'''

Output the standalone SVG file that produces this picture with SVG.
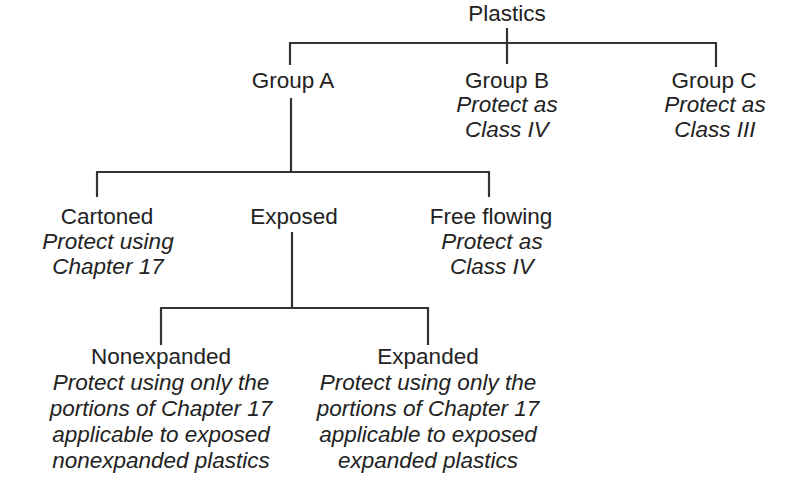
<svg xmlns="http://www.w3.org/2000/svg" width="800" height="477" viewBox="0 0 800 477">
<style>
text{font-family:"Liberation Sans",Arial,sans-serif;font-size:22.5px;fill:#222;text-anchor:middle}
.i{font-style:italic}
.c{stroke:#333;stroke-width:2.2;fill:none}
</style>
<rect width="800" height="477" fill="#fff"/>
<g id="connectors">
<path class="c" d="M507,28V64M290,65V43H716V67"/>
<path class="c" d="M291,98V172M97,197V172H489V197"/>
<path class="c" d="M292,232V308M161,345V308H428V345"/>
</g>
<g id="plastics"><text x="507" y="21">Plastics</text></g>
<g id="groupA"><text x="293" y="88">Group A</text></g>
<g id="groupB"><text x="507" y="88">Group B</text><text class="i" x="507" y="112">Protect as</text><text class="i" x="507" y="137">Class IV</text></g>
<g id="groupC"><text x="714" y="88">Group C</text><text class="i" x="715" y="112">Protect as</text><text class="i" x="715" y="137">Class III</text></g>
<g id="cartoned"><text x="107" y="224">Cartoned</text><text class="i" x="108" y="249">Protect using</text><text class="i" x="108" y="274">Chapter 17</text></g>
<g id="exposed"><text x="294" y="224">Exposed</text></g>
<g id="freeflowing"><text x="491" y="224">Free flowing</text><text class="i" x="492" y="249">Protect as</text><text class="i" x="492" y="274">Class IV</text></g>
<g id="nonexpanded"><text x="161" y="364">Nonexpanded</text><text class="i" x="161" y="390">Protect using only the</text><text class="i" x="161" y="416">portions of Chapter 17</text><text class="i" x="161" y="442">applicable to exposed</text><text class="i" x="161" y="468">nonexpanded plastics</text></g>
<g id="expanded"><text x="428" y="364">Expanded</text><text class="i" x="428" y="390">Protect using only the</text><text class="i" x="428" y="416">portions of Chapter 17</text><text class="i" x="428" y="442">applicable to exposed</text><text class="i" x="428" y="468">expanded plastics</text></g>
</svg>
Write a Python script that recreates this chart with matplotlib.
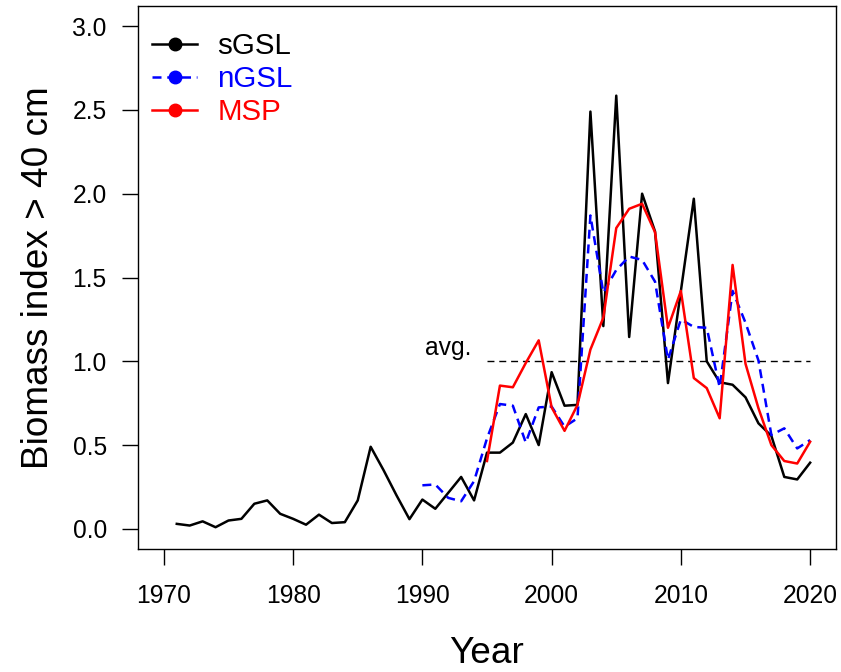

'''

Set down the complete material exactly, but do not include the images.

Solution to this problem »
Output the standalone SVG file that produces this picture with SVG.
<svg xmlns="http://www.w3.org/2000/svg" width="800" height="477" viewBox="0 0 800 477">
<style>
text{font-family:"Liberation Sans",Arial,sans-serif;font-size:22.5px;fill:#222;text-anchor:middle}
.i{font-style:italic}
.c{stroke:#333;stroke-width:2.2;fill:none}
</style>
<rect width="800" height="477" fill="#fff"/>
<g id="connectors">
<path class="c" d="M507,28V64M290,65V43H716V67"/>
<path class="c" d="M291,98V172M97,197V172H489V197"/>
<path class="c" d="M292,232V308M161,345V308H428V345"/>
</g>
<g id="plastics"><text x="507" y="21">Plastics</text></g>
<g id="groupA"><text x="293" y="88">Group A</text></g>
<g id="groupB"><text x="507" y="88">Group B</text><text class="i" x="507" y="112">Protect as</text><text class="i" x="507" y="137">Class IV</text></g>
<g id="groupC"><text x="714" y="88">Group C</text><text class="i" x="715" y="112">Protect as</text><text class="i" x="715" y="137">Class III</text></g>
<g id="cartoned"><text x="107" y="224">Cartoned</text><text class="i" x="108" y="249">Protect using</text><text class="i" x="108" y="274">Chapter 17</text></g>
<g id="exposed"><text x="294" y="224">Exposed</text></g>
<g id="freeflowing"><text x="491" y="224">Free flowing</text><text class="i" x="492" y="249">Protect as</text><text class="i" x="492" y="274">Class IV</text></g>
<g id="nonexpanded"><text x="161" y="364">Nonexpanded</text><text class="i" x="161" y="390">Protect using only the</text><text class="i" x="161" y="416">portions of Chapter 17</text><text class="i" x="161" y="442">applicable to exposed</text><text class="i" x="161" y="468">nonexpanded plastics</text></g>
<g id="expanded"><text x="428" y="364">Expanded</text><text class="i" x="428" y="390">Protect using only the</text><text class="i" x="428" y="416">portions of Chapter 17</text><text class="i" x="428" y="442">applicable to exposed</text><text class="i" x="428" y="468">expanded plastics</text></g>
</svg>
Write a Python script that recreates this chart with matplotlib.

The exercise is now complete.